Figure scripts
+-------+

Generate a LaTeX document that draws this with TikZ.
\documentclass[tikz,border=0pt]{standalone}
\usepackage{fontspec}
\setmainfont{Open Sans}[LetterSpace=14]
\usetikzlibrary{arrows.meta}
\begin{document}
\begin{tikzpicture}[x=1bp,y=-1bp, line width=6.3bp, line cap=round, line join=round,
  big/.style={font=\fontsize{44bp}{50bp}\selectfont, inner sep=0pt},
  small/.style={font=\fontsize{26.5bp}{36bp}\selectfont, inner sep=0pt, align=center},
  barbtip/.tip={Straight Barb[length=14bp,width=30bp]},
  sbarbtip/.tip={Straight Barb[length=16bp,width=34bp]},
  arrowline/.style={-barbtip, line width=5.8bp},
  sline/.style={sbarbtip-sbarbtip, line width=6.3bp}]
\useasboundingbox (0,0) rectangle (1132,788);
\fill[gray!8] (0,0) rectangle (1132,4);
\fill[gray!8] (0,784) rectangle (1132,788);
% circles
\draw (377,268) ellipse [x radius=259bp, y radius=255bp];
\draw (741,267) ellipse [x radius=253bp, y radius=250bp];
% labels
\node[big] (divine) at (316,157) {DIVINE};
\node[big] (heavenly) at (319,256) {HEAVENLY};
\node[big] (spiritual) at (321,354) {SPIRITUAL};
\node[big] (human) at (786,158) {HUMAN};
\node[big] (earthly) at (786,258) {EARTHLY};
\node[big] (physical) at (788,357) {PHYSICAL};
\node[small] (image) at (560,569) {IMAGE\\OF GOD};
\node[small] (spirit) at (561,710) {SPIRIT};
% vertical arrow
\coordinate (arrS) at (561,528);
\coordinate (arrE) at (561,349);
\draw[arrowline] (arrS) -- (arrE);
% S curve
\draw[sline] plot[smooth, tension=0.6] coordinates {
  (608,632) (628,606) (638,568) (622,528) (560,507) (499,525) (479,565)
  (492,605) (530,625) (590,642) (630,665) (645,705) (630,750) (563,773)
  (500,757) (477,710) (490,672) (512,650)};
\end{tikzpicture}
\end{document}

+-------+

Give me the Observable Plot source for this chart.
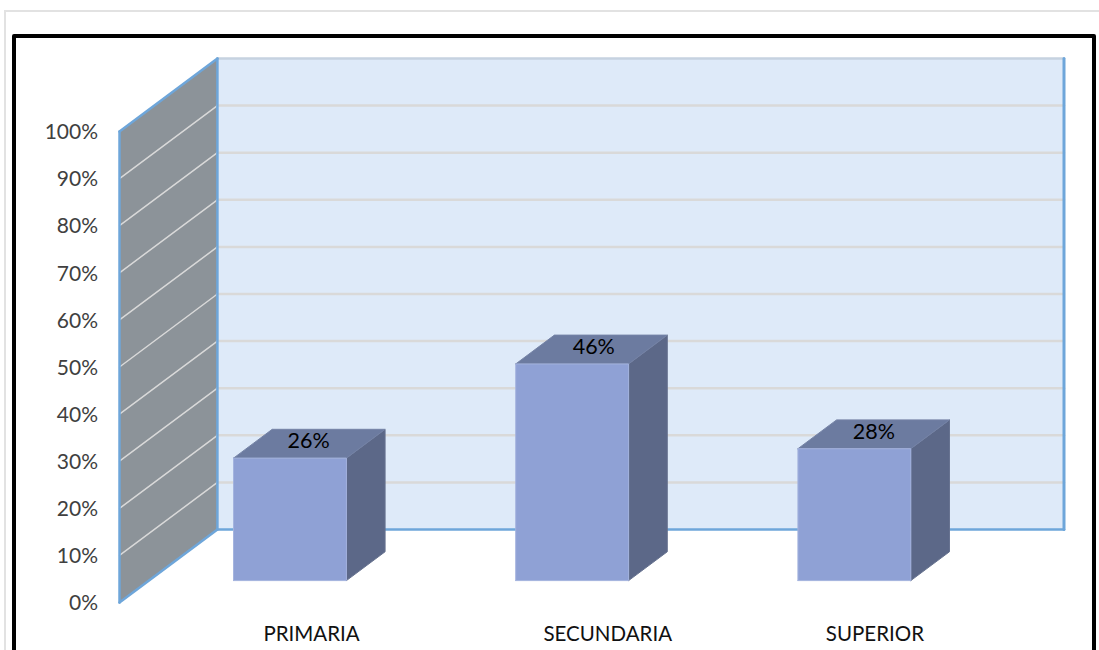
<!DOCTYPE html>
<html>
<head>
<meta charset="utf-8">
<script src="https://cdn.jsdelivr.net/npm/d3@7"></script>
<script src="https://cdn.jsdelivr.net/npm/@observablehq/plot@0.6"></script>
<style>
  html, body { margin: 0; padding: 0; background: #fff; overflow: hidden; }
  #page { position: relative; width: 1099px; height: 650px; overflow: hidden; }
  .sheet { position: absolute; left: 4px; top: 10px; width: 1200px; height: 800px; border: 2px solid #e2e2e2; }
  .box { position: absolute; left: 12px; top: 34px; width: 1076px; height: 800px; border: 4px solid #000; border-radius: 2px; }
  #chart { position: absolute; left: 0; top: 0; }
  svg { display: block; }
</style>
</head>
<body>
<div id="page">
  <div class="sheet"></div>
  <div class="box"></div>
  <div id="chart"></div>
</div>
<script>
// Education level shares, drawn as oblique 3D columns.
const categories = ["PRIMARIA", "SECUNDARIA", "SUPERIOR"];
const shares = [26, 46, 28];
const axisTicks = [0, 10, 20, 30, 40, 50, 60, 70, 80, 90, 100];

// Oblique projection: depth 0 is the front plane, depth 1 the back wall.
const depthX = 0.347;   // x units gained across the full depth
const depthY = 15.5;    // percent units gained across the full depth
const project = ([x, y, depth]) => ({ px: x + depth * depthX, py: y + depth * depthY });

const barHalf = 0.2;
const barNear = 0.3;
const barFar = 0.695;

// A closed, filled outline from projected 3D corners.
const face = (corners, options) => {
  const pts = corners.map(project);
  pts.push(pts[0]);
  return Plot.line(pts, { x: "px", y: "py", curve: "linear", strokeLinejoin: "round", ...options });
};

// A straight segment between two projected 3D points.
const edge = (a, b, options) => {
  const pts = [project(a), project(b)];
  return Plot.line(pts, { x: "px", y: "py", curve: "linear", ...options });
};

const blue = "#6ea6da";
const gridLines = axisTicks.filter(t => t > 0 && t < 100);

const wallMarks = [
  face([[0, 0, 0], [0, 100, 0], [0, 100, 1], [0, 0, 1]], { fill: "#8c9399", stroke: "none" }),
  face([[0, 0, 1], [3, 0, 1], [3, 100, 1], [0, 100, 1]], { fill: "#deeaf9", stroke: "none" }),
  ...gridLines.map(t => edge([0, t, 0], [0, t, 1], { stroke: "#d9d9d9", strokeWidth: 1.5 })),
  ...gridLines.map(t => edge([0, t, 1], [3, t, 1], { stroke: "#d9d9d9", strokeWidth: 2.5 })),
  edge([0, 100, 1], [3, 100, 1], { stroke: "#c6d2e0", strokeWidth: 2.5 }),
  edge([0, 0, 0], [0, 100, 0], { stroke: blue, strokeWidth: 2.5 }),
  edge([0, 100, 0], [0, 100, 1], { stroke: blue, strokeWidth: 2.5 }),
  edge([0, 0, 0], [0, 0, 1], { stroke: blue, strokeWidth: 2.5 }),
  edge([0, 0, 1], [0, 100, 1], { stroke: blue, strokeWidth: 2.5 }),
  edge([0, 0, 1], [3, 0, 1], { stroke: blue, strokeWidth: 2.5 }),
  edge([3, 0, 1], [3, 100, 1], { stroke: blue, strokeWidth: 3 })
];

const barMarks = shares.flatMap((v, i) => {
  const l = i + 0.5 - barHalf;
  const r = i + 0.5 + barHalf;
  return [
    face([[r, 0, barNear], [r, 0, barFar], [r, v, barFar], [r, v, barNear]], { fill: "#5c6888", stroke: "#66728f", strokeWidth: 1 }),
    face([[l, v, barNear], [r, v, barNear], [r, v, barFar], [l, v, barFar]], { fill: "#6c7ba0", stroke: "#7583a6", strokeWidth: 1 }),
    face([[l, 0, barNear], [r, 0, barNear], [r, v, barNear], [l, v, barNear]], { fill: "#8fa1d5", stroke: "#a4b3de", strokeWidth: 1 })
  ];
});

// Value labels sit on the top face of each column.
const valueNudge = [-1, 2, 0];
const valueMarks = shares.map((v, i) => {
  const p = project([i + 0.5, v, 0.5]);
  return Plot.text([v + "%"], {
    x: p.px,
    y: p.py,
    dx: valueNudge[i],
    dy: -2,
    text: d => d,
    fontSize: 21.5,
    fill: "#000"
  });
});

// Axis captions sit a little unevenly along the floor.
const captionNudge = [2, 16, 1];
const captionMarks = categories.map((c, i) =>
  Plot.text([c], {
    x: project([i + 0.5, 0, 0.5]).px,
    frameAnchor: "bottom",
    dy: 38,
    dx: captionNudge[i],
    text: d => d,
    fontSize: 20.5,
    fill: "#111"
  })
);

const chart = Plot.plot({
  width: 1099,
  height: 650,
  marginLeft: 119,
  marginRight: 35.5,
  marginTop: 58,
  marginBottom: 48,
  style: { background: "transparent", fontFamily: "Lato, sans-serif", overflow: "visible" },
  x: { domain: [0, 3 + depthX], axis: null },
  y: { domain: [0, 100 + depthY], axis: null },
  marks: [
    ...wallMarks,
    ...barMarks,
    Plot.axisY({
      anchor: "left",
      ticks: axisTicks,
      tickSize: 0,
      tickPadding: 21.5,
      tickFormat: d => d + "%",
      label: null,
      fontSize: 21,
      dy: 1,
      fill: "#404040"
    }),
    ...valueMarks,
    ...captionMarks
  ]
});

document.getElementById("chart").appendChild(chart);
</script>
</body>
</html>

+-------+

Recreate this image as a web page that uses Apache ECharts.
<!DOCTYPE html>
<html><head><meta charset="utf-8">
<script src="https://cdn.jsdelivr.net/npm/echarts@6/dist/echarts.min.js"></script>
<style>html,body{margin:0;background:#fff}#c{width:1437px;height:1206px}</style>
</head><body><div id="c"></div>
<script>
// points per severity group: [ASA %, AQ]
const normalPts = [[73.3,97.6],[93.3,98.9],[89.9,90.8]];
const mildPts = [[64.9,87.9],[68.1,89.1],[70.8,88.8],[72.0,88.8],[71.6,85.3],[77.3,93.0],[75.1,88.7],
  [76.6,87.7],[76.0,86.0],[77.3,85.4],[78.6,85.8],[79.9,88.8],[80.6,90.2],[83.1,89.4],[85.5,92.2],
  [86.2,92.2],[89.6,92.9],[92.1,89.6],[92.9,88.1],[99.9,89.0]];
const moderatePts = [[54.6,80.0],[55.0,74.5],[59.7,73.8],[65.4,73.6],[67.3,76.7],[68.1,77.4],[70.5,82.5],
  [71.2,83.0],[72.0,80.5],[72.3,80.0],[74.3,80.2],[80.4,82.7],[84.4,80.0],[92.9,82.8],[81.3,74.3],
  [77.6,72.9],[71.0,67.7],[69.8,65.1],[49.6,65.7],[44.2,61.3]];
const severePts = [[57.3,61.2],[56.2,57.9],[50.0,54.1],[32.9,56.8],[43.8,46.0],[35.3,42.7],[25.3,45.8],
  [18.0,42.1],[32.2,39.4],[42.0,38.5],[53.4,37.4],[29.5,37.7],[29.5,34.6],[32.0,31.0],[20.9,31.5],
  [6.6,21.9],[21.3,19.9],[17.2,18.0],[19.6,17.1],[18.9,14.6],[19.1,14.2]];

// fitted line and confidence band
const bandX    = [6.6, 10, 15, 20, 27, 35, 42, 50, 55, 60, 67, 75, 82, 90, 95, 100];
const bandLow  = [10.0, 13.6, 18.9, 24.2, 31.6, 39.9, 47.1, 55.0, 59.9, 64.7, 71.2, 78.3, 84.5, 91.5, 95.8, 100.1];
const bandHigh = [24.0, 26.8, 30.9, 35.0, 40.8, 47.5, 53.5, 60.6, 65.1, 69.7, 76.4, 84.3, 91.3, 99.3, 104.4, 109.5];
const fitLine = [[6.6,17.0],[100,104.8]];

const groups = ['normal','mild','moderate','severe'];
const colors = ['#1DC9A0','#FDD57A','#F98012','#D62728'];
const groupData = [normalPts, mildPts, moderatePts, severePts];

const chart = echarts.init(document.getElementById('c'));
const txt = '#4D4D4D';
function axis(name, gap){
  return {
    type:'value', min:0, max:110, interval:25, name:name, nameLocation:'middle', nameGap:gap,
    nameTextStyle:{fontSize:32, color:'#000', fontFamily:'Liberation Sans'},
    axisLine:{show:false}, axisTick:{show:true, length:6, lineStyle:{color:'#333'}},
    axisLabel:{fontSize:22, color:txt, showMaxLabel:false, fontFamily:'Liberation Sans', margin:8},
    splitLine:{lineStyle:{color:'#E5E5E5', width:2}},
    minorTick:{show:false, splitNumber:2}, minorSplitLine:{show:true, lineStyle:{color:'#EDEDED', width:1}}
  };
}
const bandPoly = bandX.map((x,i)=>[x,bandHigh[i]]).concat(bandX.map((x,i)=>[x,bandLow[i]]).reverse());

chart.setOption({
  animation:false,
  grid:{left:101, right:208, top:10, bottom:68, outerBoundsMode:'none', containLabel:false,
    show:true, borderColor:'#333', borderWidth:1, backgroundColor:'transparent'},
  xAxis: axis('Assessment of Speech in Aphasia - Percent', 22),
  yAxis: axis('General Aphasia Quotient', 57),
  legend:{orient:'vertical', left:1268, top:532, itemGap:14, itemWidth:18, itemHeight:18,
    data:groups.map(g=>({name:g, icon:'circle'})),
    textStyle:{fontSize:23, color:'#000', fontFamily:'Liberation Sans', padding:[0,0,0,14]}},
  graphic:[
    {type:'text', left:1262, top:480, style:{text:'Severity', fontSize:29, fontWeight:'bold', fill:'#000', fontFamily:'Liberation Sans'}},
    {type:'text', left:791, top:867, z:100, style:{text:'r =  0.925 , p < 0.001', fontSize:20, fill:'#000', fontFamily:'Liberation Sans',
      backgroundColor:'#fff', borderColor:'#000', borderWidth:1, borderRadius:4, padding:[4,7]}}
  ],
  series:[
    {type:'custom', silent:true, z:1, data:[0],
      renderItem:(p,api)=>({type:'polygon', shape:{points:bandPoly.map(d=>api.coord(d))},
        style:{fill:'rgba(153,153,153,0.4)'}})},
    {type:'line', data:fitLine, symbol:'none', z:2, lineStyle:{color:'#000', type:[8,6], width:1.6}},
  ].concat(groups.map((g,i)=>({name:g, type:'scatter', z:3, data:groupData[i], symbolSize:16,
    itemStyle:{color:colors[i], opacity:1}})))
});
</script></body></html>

+-------+

Requirement: Looking at the listing above, how many of its lines contain the string "that"? Give the number alone.

Response to the task: 2